THE Trade Union Congress (TUC) ranked UK statutory maternity pay amongst the worst in Europe after it came 22nd out of 24 countries. Only Ireland and Slovakia have worse “decently paid” entitlements. Decently paid is defined as two-thirds of a woman’s salary or more than £840 a month.

Croatian Mums are supported with six months decently paid maternity leave, and Poland, Hungary, Czech Republic are next, with more than four months. Estonia, Italy, Spain, Belgium, Denmark, France, Malta, and Switzerland offer more than three months.

However, in the UK, mothers are only entitled to six weeks decently paid maternity leave before it is reduced.

VIVA magazine spoke to two Mums currently on maternity leave; Victoria Clark-Leece, 35, from Greater Manchester is Mum to Ethan, Charlotte, Hayden and Isabelle, she told VIVA:

‘I had to begin my maternity leave much earlier than I had intended to. I suffered pelvic girdle pain and couldn’t carry on. I received three months full pay from my employer and the remaining 39 weeks are at statutory mat pay which is £139 per week.

‘I know, I may have to return to work early if I cannot afford to pay bills and feed/clothe us all. However, I am trying my hardest to stay at home for as long as possible because the benefits of me caring for the baby and spending time with the family, far out way money.

‘I am shocked that as a first world country, that can afford to support families the employers/government, choose not to. I believe helping young families should be a priority. It’s not healthy for parents to miss out on bringing up their children’.

Victoria said: ‘All the current policies are about providing childcare, to get Mothers back to work as soon as possible, very little value is placed on parents staying home and caring for their child/ren’.

Julie Callun, 37, from Taunton is Mum to Mason, aged 4 and Amber, who is 2-weeks old.

Julie said: ‘I worked as late as possible so I can have longer at home with the baby. I worked as long as I could and only finished work three weeks before my due date, taking 2 weeks annual leave first. I felt pressure to stay in work as long as possible because it was important to me to have as much time as I could at home after the birth. Towards the end, it felt very uncomfortable to be sitting at my desk; I was so was ready to leave before I did.

‘I now receive statutory maternity pay which is a big drop in income for the family. It has left a massive gap in our finances and we have had to save hard to make sure we have additional funds to cover our household bills whilst I am on leave.

‘To prepare for this I increased my hours of work 18 months prior to having our second baby, so I could save. We have to rein in our spending during maternity leave so I can stay off as long as possible especially as I want to take the full year which means 3 months with no income.

‘We had to wait for to have my second baby due to the financial burdens with childcare, we knew we couldn’t have them closer together due to the cost of childcare for two children. It doesn’t surprise me that the UK ranked so low, I don’t think the government and employers have really understood maternity pay and rights. I would like to see maternity pay based on salaries rather than a capped pay’.
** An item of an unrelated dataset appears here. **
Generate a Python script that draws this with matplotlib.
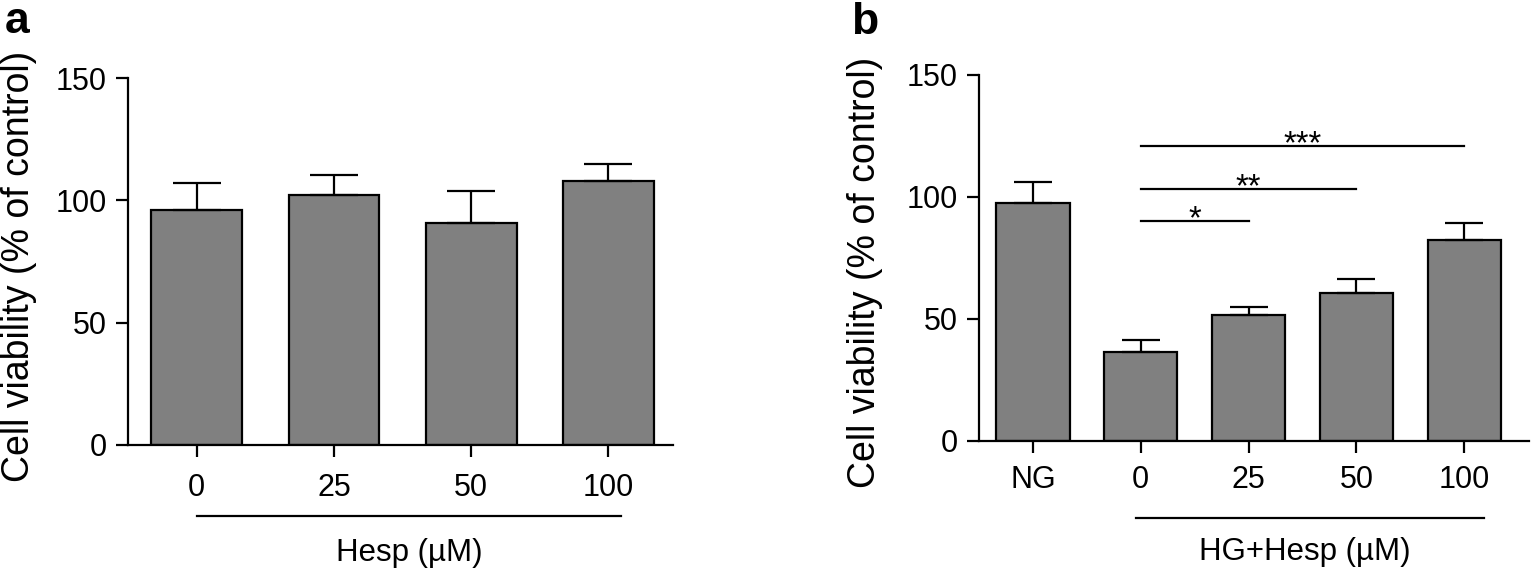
import matplotlib
matplotlib.use("Agg")
import matplotlib.pyplot as plt
import matplotlib.transforms as mtransforms

plt.rcParams["font.family"] = ["Liberation Sans", "DejaVu Sans"]

# Panel a: Hesp alone
a_labels = ["0", "25", "50", "100"]
a_mean = [96.2, 102.2, 90.8, 107.9]
a_err = [10.9, 8.1, 13.2, 6.9]

# Panel b: NG vs HG + Hesp
b_labels = ["NG", "0", "25", "50", "100"]
b_mean = [97.4, 36.6, 51.7, 60.8, 82.5]
b_err = [8.8, 4.6, 3.4, 5.7, 6.7]

# significance brackets: (from bar, to bar, stars, height)
b_sig = [(1, 2, "*", 90.1), (1, 3, "**", 103.2), (1, 4, "***", 120.9)]

bar_color = "#808080"
lw = 1.6
W, H = 1533, 572

fig = plt.figure(figsize=(W / 100, H / 100), dpi=100)


def style_axis(ax, xpad):
    ax.spines["top"].set_visible(False)
    ax.spines["right"].set_visible(False)
    ax.spines["left"].set_linewidth(lw)
    ax.spines["bottom"].set_linewidth(lw)
    ax.spines["left"].set_bounds(0, 150)
    ax.set_ylim(0, 150)
    ax.set_yticks([0, 50, 100, 150])
    ax.tick_params(axis="y", direction="out", length=8.5, width=lw, pad=7, labelsize=22)
    ax.tick_params(axis="x", direction="out", length=8.5, width=lw, pad=xpad, labelsize=22)


def draw_bars(ax, labels, means, errs, width, capsize):
    x = list(range(len(labels)))
    ax.bar(x, means, width=width, color=bar_color, edgecolor="black", linewidth=lw, zorder=2)
    ax.errorbar(x, means, yerr=[[0] * len(errs), errs], fmt="none", ecolor="black",
                elinewidth=lw, capsize=capsize, capthick=lw, zorder=3)
    ax.set_xticks(x)
    ax.set_xticklabels(labels)


# ---- panel a ----
ax1 = fig.add_axes([128 / W, 1 - 445 / H, (673 - 128) / W, (445 - 78) / H])
draw_bars(ax1, a_labels, a_mean, a_err, 0.66, 17)
ax1.set_xlim(-0.5, 3.47)
style_axis(ax1, 12)
tr1 = mtransforms.blended_transform_factory(ax1.transData, ax1.transAxes)
ax1.plot([0, 3.09], [-0.194, -0.194], color="black", lw=lw, transform=tr1, clip_on=False)
ax1.text(1.55, -0.316, "Hesp (µM)", ha="center", va="baseline", fontsize=22.5, transform=tr1)

# ---- panel b ----
ax2 = fig.add_axes([979 / W, 1 - 441 / H, (1529 - 979) / W, (441 - 75) / H])
draw_bars(ax2, b_labels, b_mean, b_err, 0.68, 13.5)
ax2.set_xlim(-0.5, 4.6)
style_axis(ax2, 9)
for i, j, stars, h in b_sig:
    ax2.plot([i, j], [h, h], color="black", lw=lw, zorder=3)
    ax2.text((i + j) / 2, h - 2.8, stars, ha="center", va="baseline", fontsize=23.5)
tr2 = mtransforms.blended_transform_factory(ax2.transData, ax2.transAxes)
ax2.plot([0.96, 4.18], [-0.21, -0.21], color="black", lw=lw, transform=tr2, clip_on=False)
ax2.text(2.52, -0.326, "HG+Hesp (µM)", ha="center", va="baseline", fontsize=22.5, transform=tr2)

# y labels and panel letters
for xc, yc in ((19, 266), (865, 272)):
    fig.text(xc / W, 1 - yc / H, "Cell viability (% of control)", rotation=90,
             ha="center", va="center", fontsize=27)
fig.text(5 / W, 1 - 33 / H, "a", fontsize=32, fontweight="bold", ha="left", va="baseline")
fig.text(851 / W, 1 - 34 / H, "b", fontsize=32, fontweight="bold", ha="left", va="baseline")

fig.savefig("out.png", dpi=100)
The TUC argues that statutory maternity pay should be at least as much as the minimum wage so mothers do not have to return to work prematurely.

“The UK is in the relegation zone when it comes to decently paid maternity leave,” said Frances O’Grady, general secretary of the TUC.

“Many European countries offer decent support to new mums, but lots of parents here are forced back to work early to pay the bills.”

The analysis is based on research by the Leave Network, an international group that analyses and researches leave policies.

What are your rights?

Most employed mothers are entitled to 52 weeks’ maternity leave

Statutory maternity pay for eligible women is usually paid at 90% of their weekly wage for the first six weeks, with the remaining 33 weeks at £139.58 a week or 90% of their weekly wage, whichever is lower

Women who earn less than £112 a week are not eligible for statutory maternity pay; instead, most can claim maternity allowance.

While some companies have more generous schemes, Ros Bragg, from the campaign group Maternity Action, said the “vast majority” of women in the UK received statutory maternity pay. Employers then claim this back from the government.

The TUC also thinks shared parental leave should be more flexible – so parents can take their leave in smaller chunks, rather than all at once.